L’invitation au pouvoir c’est autre chose. Une réelle proposition. Un choix de vie contre le choix de ne plus croire. Quelque chose qui va de soi pour Binh-Dû, dont l’heure sonne à tout moment. Binh-Dû est en pleine possession de sa raison. Il est sur le pont jour et nuit, et celle qui l’accompagne est précisément là où leurs rêves croisés les aurait placés : à l’abord de l’inconnu.
Mais cela, c’était hier. Hier est autre chose – l’annonce d’aujourd’hui où le sens du devoir voudrait s’opposer à celui du désir. Mais qui est aux commandes ? Qui ordonne, qui juge en son âme et conscience ? Qui voudrait faire passer ses besoins – même douteux – pour un carillon de rappel à l’honneur – cet arrangement –  et une exhumation de vœux caducs ?

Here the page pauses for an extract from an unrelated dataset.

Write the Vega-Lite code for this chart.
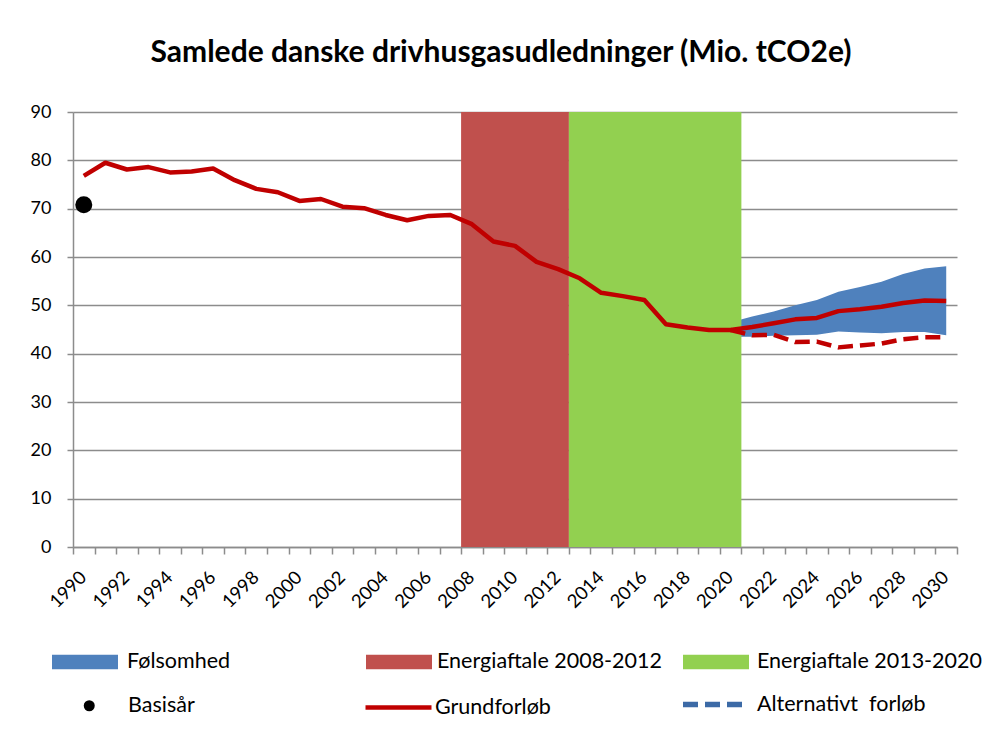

Binh-Dû est un être d’influence, il exerce avec les meilleures intentions du monde. Il perçoit en miroir les meilleures intentions du monde chez celle qu’il aime ce jour, et les jours d’avant, et un nombre indéfini de jours à venir. Il tient que les promesses sont du présent renouvelé. Et que l’acceptation du pire ne vaut que pour ce qui survient de l’extérieur.